What is behind wind turbines and electric cars

China will be important not only for cheap merchandize production, but also for raw materials, for example today’s electric cars and wind turbines rely on a few elements that are mined almost entirely in China.
Demand for these materials may soon exceed supply.
Will this be China’s next great economic advantage?
China, currently produces 95 percent of the world’s supply, but even without Chinese restrictions and with the revival of the California mines, worldwide supplies of some rare earths could soon fall short of demand.
Of particular concern are neodymium and dysprosium, which are used to make magnets that help generate torque in the motors of electric and hybrid cars and convert torque into electricity in large wind turbines.
There are no practical alternatives to these metals in many critical applications requiring strong permanent magnets—materials that retain a magnetic field without the need for a power source to induce magnetism by passing an electric current through them.
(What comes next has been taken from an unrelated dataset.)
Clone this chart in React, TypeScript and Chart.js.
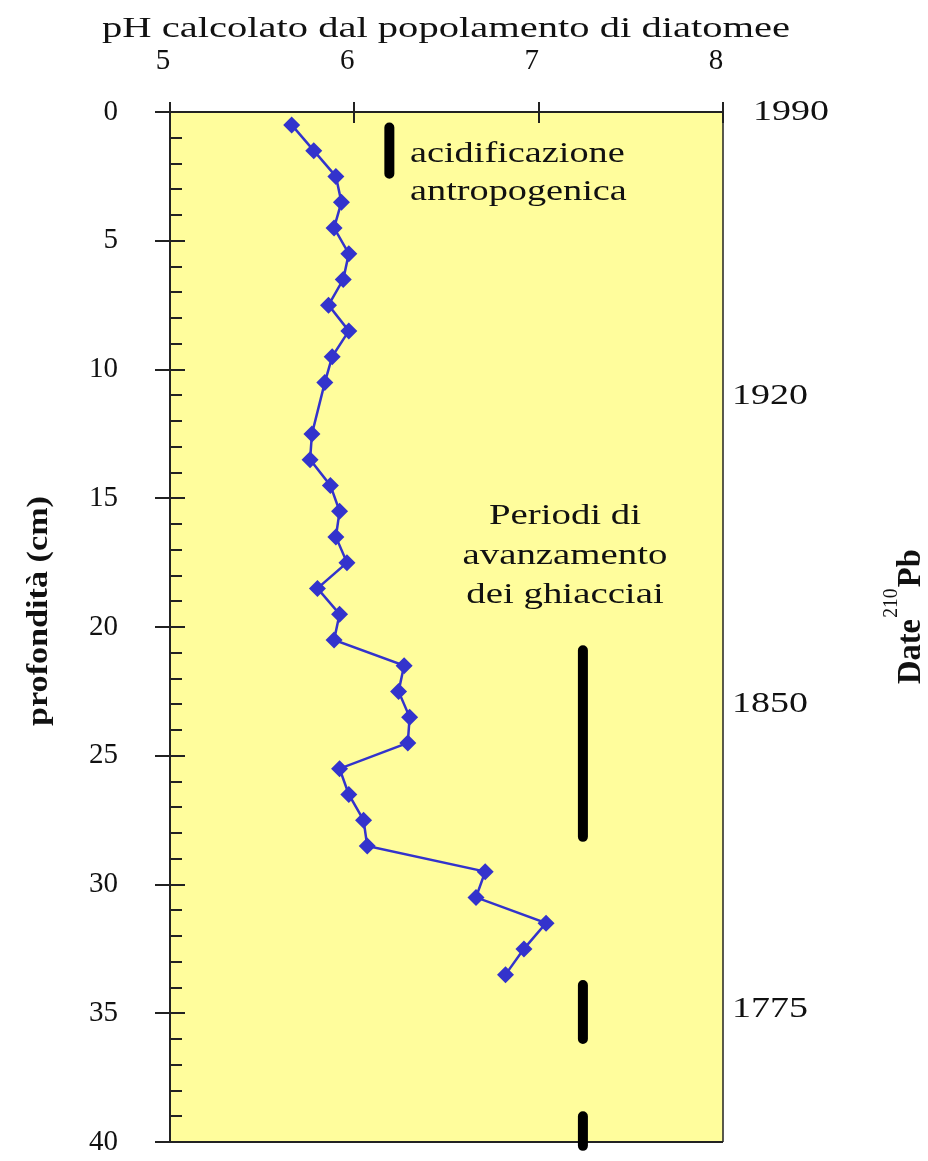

Most everyday magnets,including those that hold notes on the fridge, are permanent magnets.
But they aren’t very strong, while those made from rare earths are tremendously so.
Rare-earth magnets are found in nearly every hybrid and electric car on the road.
The motor of Toyota’s Prius, for example, uses about a kilogram of rare earths. Offshore wind turbines can require hundreds of kilograms each.
New mining activity, not only at Mountain Pass but also in Australia and elsewhere, will increase supplies—but not enough to meet demand for certain critical metals, particularly dysprosium, in the next few years.